While an insurer's obligation to defend may be broader (in instances where underlying issues of coverage remain unresolved) than its obligation to pay out under a policy, the insurer should not be handicapped in providing such a defense by receiving untimely notice of the underlying claim. But that issue need not even be reached if the question of whether the claim comes within the scope of the policy can be resolved at the threshold.
Generally speaking, liability insurance on the use of a motor vehicle includes coverage for bodily injury suffered during the loading or unloading of the vehicle. However, there still must be a demonstration that the injury resulted from “some act or omission related to the use of the vehicle” (Eagle Ins. Co. v.
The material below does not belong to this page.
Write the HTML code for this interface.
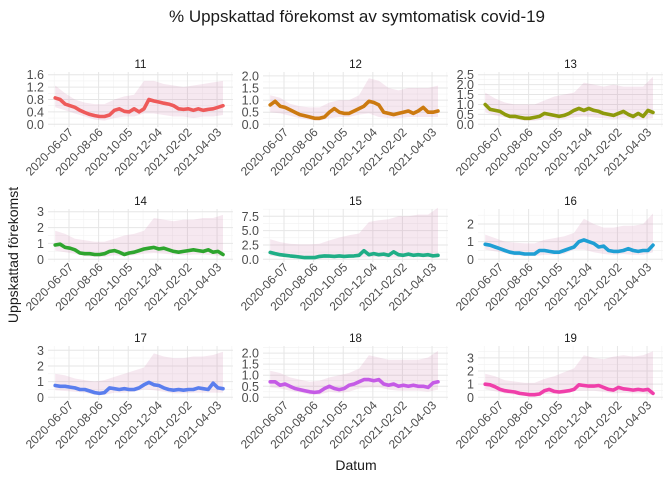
<!DOCTYPE html>
<html><head><meta charset="utf-8">
<style>
body{margin:0;background:#fff;}
svg{display:block;font-family:"Liberation Sans",sans-serif;}
</style></head>
<body>
<svg id="chart" width="672" height="480" viewBox="0 0 672 480">
<text x="357" y="22" font-size="17" text-anchor="middle" fill="#1a1a1a">% Uppskattad förekomst av symtomatisk covid-19</text>
<text x="356" y="470" font-size="14" text-anchor="middle" fill="#1a1a1a">Datum</text>
<text transform="translate(18,255) rotate(-90)" font-size="14" text-anchor="middle" fill="#1a1a1a">Uppskattad förekomst</text>
</svg>
<script>
const panels = ["11","12","13","14","15","16","17","18","19"];
const colors = ["#EE5A5A","#CC7A10","#8E9A0C","#2EA52E","#1FAE86","#1F9FD4","#5A7EEE","#C55BE6","#F03FAA"];
const dateTicks = ["2020-06-07","2020-08-06","2020-10-05","2020-12-04","2021-02-02","2021-04-03"];
const dateTickDays = [0,60,120,180,240,300];
const meanStartDay = -28, meanStep = 10;
const bandStartDay = -28, bandStep = 20;
const yMax = [1.6,2.05,2.5,3.0,8.3,2.7,3.1,2.2,3.7];
const yTicks = [[0,0.4,0.8,1.2,1.6],[0,0.5,1,1.5,2],[0,0.5,1,1.5,2,2.5],[0,1,2,3],[0,2.5,5,7.5],[0,1,2],[0,1,2,3],[0,0.5,1,1.5,2],[0,1,2,3]];
const yTickLabels = [["0.0","0.4","0.8","1.2","1.6"],["0.0","0.5","1.0","1.5","2.0"],["0.0","0.5","1.0","1.5","2.0","2.5"],["0","1","2","3"],["0.0","2.5","5.0","7.5"],["0","1","2"],["0","1","2","3"],["0.0","0.5","1.0","1.5","2.0"],["0","1","2","3"]];
const mean11 = [0.85,0.8,0.65,0.6,0.55,0.45,0.38,0.32,0.28,0.25,0.25,0.3,0.45,0.5,0.42,0.4,0.5,0.4,0.5,0.8,0.75,0.72,0.68,0.65,0.6,0.5,0.48,0.5,0.45,0.5,0.45,0.48,0.5,0.55,0.6];
const mean12 = [0.8,0.95,0.75,0.7,0.6,0.5,0.4,0.35,0.3,0.25,0.25,0.3,0.5,0.65,0.5,0.45,0.45,0.55,0.65,0.75,0.95,0.9,0.8,0.5,0.45,0.4,0.45,0.5,0.55,0.45,0.55,0.7,0.5,0.5,0.55];
const mean13 = [1.0,0.75,0.7,0.65,0.5,0.4,0.4,0.35,0.3,0.3,0.35,0.4,0.55,0.5,0.45,0.4,0.45,0.55,0.7,0.8,0.7,0.8,0.7,0.65,0.55,0.5,0.45,0.55,0.65,0.5,0.4,0.55,0.4,0.7,0.6];
const mean14 = [0.9,0.95,0.75,0.7,0.6,0.4,0.35,0.35,0.3,0.3,0.35,0.5,0.55,0.45,0.3,0.4,0.45,0.55,0.65,0.7,0.75,0.65,0.7,0.6,0.5,0.45,0.5,0.55,0.6,0.55,0.5,0.6,0.45,0.5,0.3];
const mean15 = [1.2,1.0,0.8,0.7,0.6,0.5,0.4,0.3,0.3,0.3,0.5,0.6,0.55,0.5,0.6,0.5,0.55,0.6,0.7,1.5,0.8,1.0,0.8,0.9,0.7,1.3,0.8,0.7,0.9,0.7,0.8,0.7,0.8,0.6,0.7];
const mean16 = [0.85,0.8,0.7,0.6,0.5,0.4,0.35,0.35,0.3,0.3,0.3,0.5,0.5,0.45,0.4,0.4,0.5,0.6,0.7,1.0,1.1,1.0,0.9,0.7,0.75,0.5,0.45,0.45,0.5,0.6,0.5,0.45,0.5,0.5,0.8];
const mean17 = [0.75,0.7,0.7,0.65,0.6,0.5,0.5,0.4,0.3,0.25,0.3,0.6,0.55,0.5,0.55,0.5,0.5,0.6,0.8,0.95,0.8,0.75,0.6,0.5,0.45,0.5,0.45,0.5,0.5,0.6,0.55,0.5,0.9,0.6,0.55];
const mean18 = [0.7,0.7,0.55,0.6,0.5,0.4,0.35,0.3,0.25,0.22,0.25,0.4,0.5,0.4,0.35,0.4,0.55,0.6,0.7,0.8,0.8,0.75,0.8,0.6,0.55,0.6,0.5,0.55,0.5,0.55,0.5,0.5,0.45,0.65,0.7];
const mean19 = [1.0,0.95,0.8,0.6,0.5,0.45,0.4,0.3,0.25,0.2,0.2,0.25,0.5,0.6,0.45,0.4,0.45,0.5,0.6,0.95,0.9,0.85,0.85,0.9,0.75,0.6,0.55,0.75,0.65,0.6,0.55,0.6,0.55,0.6,0.3];
const upper11 = [1.25,1.0,0.8,0.7,0.65,0.65,0.8,0.9,0.95,1.4,1.4,1.3,1.25,1.2,1.25,1.3,1.35,1.4];
const upper12 = [1.2,1.1,0.85,0.75,0.7,0.7,0.9,1.0,1.0,1.2,1.9,1.8,1.5,1.4,1.5,1.5,1.5,1.6];
const upper13 = [1.6,1.3,1.1,1.0,1.0,1.0,1.2,1.4,1.5,1.6,2.1,2.0,1.9,2.0,1.9,1.9,1.9,2.4];
const upper14 = [1.8,1.6,1.3,1.2,1.1,1.1,1.3,1.5,1.6,1.8,2.6,2.5,2.4,2.5,2.5,2.6,2.6,2.8];
const upper15 = [3.5,3.0,2.7,2.6,2.6,2.7,3.3,3.8,4.2,4.5,6.5,6.8,7.0,7.5,7.5,7.8,7.8,9.0];
const upper16 = [1.4,1.2,1.0,0.95,0.9,0.9,1.1,1.2,1.3,1.5,2.3,2.0,1.8,1.8,1.9,1.9,2.0,2.6];
const upper17 = [1.5,1.4,1.2,1.1,1.0,1.1,1.3,1.5,1.7,1.9,2.8,2.6,2.5,2.5,2.6,2.6,2.7,2.9];
const upper18 = [1.2,1.1,0.9,0.8,0.7,0.75,0.9,1.0,1.1,1.3,1.9,1.8,1.7,1.7,1.7,1.7,1.8,2.1];
const upper19 = [1.8,1.6,1.3,1.2,1.1,1.1,1.4,1.6,1.9,2.2,3.2,3.0,2.9,3.1,3.2,3.1,3.2,3.5];
const lower11 = [0.55,0.45,0.35,0.25,0.15,0.12,0.2,0.25,0.25,0.35,0.35,0.3,0.25,0.25,0.2,0.25,0.25,0.3];
const lower12 = [0.5,0.45,0.35,0.25,0.18,0.15,0.25,0.3,0.3,0.4,0.45,0.3,0.25,0.25,0.3,0.3,0.3,0.3];
const lower13 = [0.6,0.45,0.35,0.25,0.18,0.18,0.25,0.25,0.25,0.35,0.4,0.35,0.3,0.25,0.3,0.25,0.25,0.3];
const lower14 = [0.55,0.45,0.35,0.2,0.15,0.15,0.25,0.2,0.25,0.35,0.4,0.35,0.3,0.25,0.3,0.3,0.25,0.2];
const lower15 = [0.6,0.45,0.35,0.2,0.1,0.1,0.2,0.2,0.25,0.3,0.35,0.35,0.3,0.3,0.35,0.35,0.3,0.3];
const lower16 = [0.55,0.45,0.35,0.22,0.18,0.18,0.25,0.25,0.3,0.55,0.55,0.4,0.3,0.25,0.3,0.25,0.25,0.4];
const lower17 = [0.45,0.4,0.35,0.3,0.15,0.15,0.3,0.3,0.35,0.5,0.45,0.35,0.25,0.25,0.3,0.3,0.3,0.3];
const lower18 = [0.45,0.4,0.3,0.22,0.12,0.12,0.25,0.2,0.25,0.4,0.45,0.45,0.35,0.3,0.3,0.3,0.25,0.35];
const lower19 = [0.6,0.45,0.3,0.2,0.1,0.1,0.25,0.25,0.25,0.5,0.5,0.5,0.4,0.3,0.35,0.3,0.3,0.15];
const means = [mean11,mean12,mean13,mean14,mean15,mean16,mean17,mean18,mean19];
const uppers = [upper11,upper12,upper13,upper14,upper15,upper16,upper17,upper18,upper19];
const lowers = [lower11,lower12,lower13,lower14,lower15,lower16,lower17,lower18,lower19];

const NS = "http://www.w3.org/2000/svg";
const svg = document.getElementById("chart");
const colX = [48,263,478], panelW = 185;
const rowTop = [72,209,346], rowBot = [127,262,400];
function mk(tag, attrs, parent){const e=document.createElementNS(NS,tag);for(const k in attrs)e.setAttribute(k,attrs[k]);(parent||svg).appendChild(e);return e;}

panels.forEach((name,p)=>{
  const c=p%3, r=Math.floor(p/3);
  const x0=colX[c], top=rowTop[r], bot=rowBot[r];
  const xs = d => x0 + 21 + d*0.4935;
  const ys = v => (bot-2.7) - v/yMax[p]*(bot-top-5.4);
  const g = mk("g",{});
  
  
  const yt=yTicks[p];
  for(let i=0;i<yt.length-1;i++){
    const v=(yt[i]+yt[i+1])/2;
    const l=mk("line",{x1:x0,x2:x0+panelW,y1:ys(v),y2:ys(v),stroke:"#f2f2f2","stroke-width":0.6},g);
    
    
  }
  const vTop=yt[yt.length-1]+(yt[1]-yt[0])/2;
  if(ys(vTop)>top){const l=mk("line",{x1:x0,x2:x0+panelW,y1:ys(vTop),y2:ys(vTop),stroke:"#f2f2f2","stroke-width":0.6},g);
    
    }
  for(let i=-1;i<dateTickDays.length;i++){
    const d=(i<0?dateTickDays[0]-30:dateTickDays[i]+30);
    const x=xs(d); if(x<x0||x>x0+panelW) continue;
    const l=mk("line",{x1:x,x2:x,y1:top,y2:bot,stroke:"#f2f2f2","stroke-width":0.6},g);
    
    
  }
  yt.forEach((v,i)=>{
    const l=mk("line",{x1:x0,x2:x0+panelW,y1:ys(v),y2:ys(v),stroke:"#e6e6e6","stroke-width":1},g);
    
    
    const t=mk("text",{x:x0-4,y:ys(v)+4.5,"font-size":12.5,"text-anchor":"end",fill:"#4d4d4d"},g);
    t.textContent=yTickLabels[p][i];
    
    
  });
  dateTickDays.forEach((d,i)=>{
    const x=xs(d);
    const l=mk("line",{x1:x,x2:x,y1:top,y2:bot,stroke:"#e6e6e6","stroke-width":1},g);
    
    
    const t=mk("text",{transform:`translate(${x+5},${bot+6}) rotate(-45)`,"font-size":12,"text-anchor":"end",fill:"#4d4d4d"},g);
    t.textContent=dateTicks[i];
    
    
  });
  const up=uppers[p], lo=lowers[p];
  let dpath="";
  up.forEach((v,i)=>{dpath+=(i?"L":"M")+xs(bandStartDay+i*bandStep).toFixed(1)+","+ys(v).toFixed(1);});
  for(let i=lo.length-1;i>=0;i--){dpath+="L"+xs(bandStartDay+i*bandStep).toFixed(1)+","+ys(lo[i]).toFixed(1);}
  const rb=mk("path",{d:dpath+"Z",fill:"rgba(205,130,170,0.18)",stroke:"none"},g);
  
  
  const m=means[p];
  let lp="";
  m.forEach((v,i)=>{lp+=(i?"L":"M")+xs(meanStartDay+i*meanStep).toFixed(1)+","+ys(v).toFixed(1);});
  const ln=mk("path",{d:lp,fill:"none",stroke:colors[p],"stroke-width":3.6,"stroke-linejoin":"round","stroke-linecap":"round"},g);
  
  
  const tt=mk("text",{x:x0+panelW/2,y:top-4,"font-size":11.5,"text-anchor":"middle",fill:"#1a1a1a"},g);
  tt.textContent=name;
  
  
});
</script>
</body></html>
Butts, 269 A.D.2d 558, 559, 707 N.Y.S.2d 115, lv. denied 95 N.Y.2d 768, 721 N.Y.S.2d 605, 744 N.E.2d 141; see also Elite Ambulette Corp. v. All City Ins. Co., 293 A.D.2d 643, 644-645, 740 N.Y.S.2d 442). Simply sustaining an injury during the unloading process, without any showing of negligent use of the truck, does not invoke liability coverage under the vehicle insurance policy (Coughlan v. Turner Constr. Co., 296 A.D.2d 342, 745 N.Y.S.2d 164).
An insurer may look to the pleadings in an underlying action to determine whether a claim falls within the parameters of the policy (2619 Realty v. Fidelity & Guar. Ins. Co., 303 A.D.2d 299, 756 N.Y.S.2d 564). Scrutiny of the underlying complaint herein reveals no cognizable allegation of negligence with regard to the covered vehicle.
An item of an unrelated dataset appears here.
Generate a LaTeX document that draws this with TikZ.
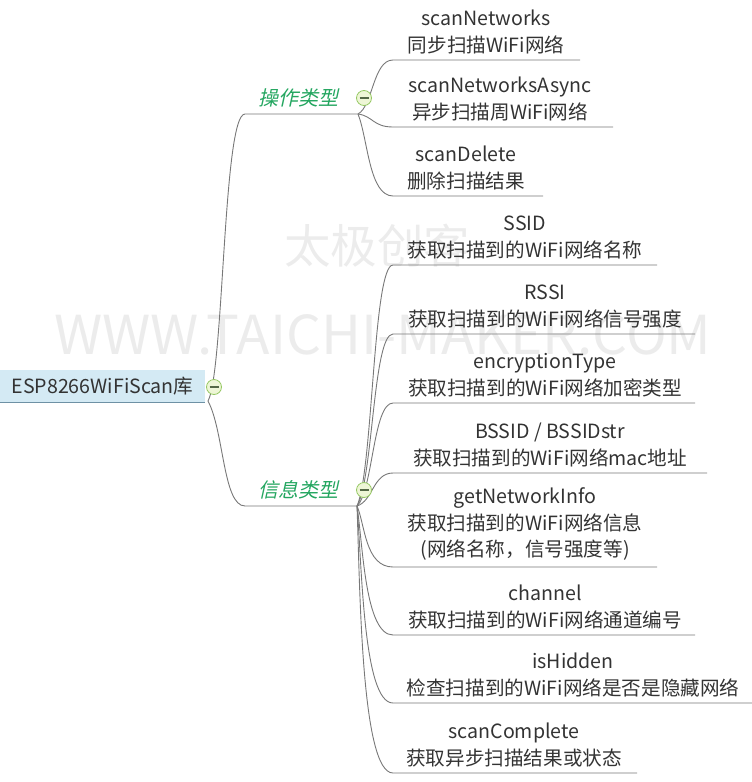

Goll's bill of particulars fixes the location of the accident not in the vehicle, but “in [ABC's] loading area.” No argument is made that the crate ultimately came apart during the unloading by reason of improper loading or securing of the crate in the truck's cargo area. The complete operation of transporting goods may include loading and unloading, but does not encompass acts in preparing goods for loading (Frontuto v. Burgun Trucking Co., 78 N.Y.2d 938, 573 N.Y.S.2d 634, 578 N.E.2d 432, affg. 168 A.D.2d 914, 915, 564 N.Y.S.2d 882 [where the Fourth Department recognized such preliminary acts as “dismantling” or even “crating” prior to shipment] ).
The complaint is rife with allegations of negligence in the design, construction and maintenance of the crate, and in permitting a dangerous condition to exist in the loading area. But there is no allegation of negligence in the actual “shipping” of the crate (cf. Axton Cross Co. v. Lumbermens Mut. Cas. Co., 176 A.D.2d 482, 574 N.Y.S.2d 561, lv. dismissed 79 N.Y.2d 822, 580 N.Y.S.2d 201, 588 N.E.2d 99), or even its “loading,” for that matter (cf. Argentina v. Emery World Wide Delivery Corp., 93 N.Y.2d 554, 693 N.Y.S.2d 493, 715 N.E.2d 495). Absent such allegations as to negligent use of the vehicle, the insurer has no obligation to defend-let alone indemnify-the insured (Progressive Cas. Ins. Co. v. Yodice, 276 A.D.2d 540, 542, 714 N.Y.S.2d 715).
Under the circumstances, we need not address the remaining issues raised on this appeal.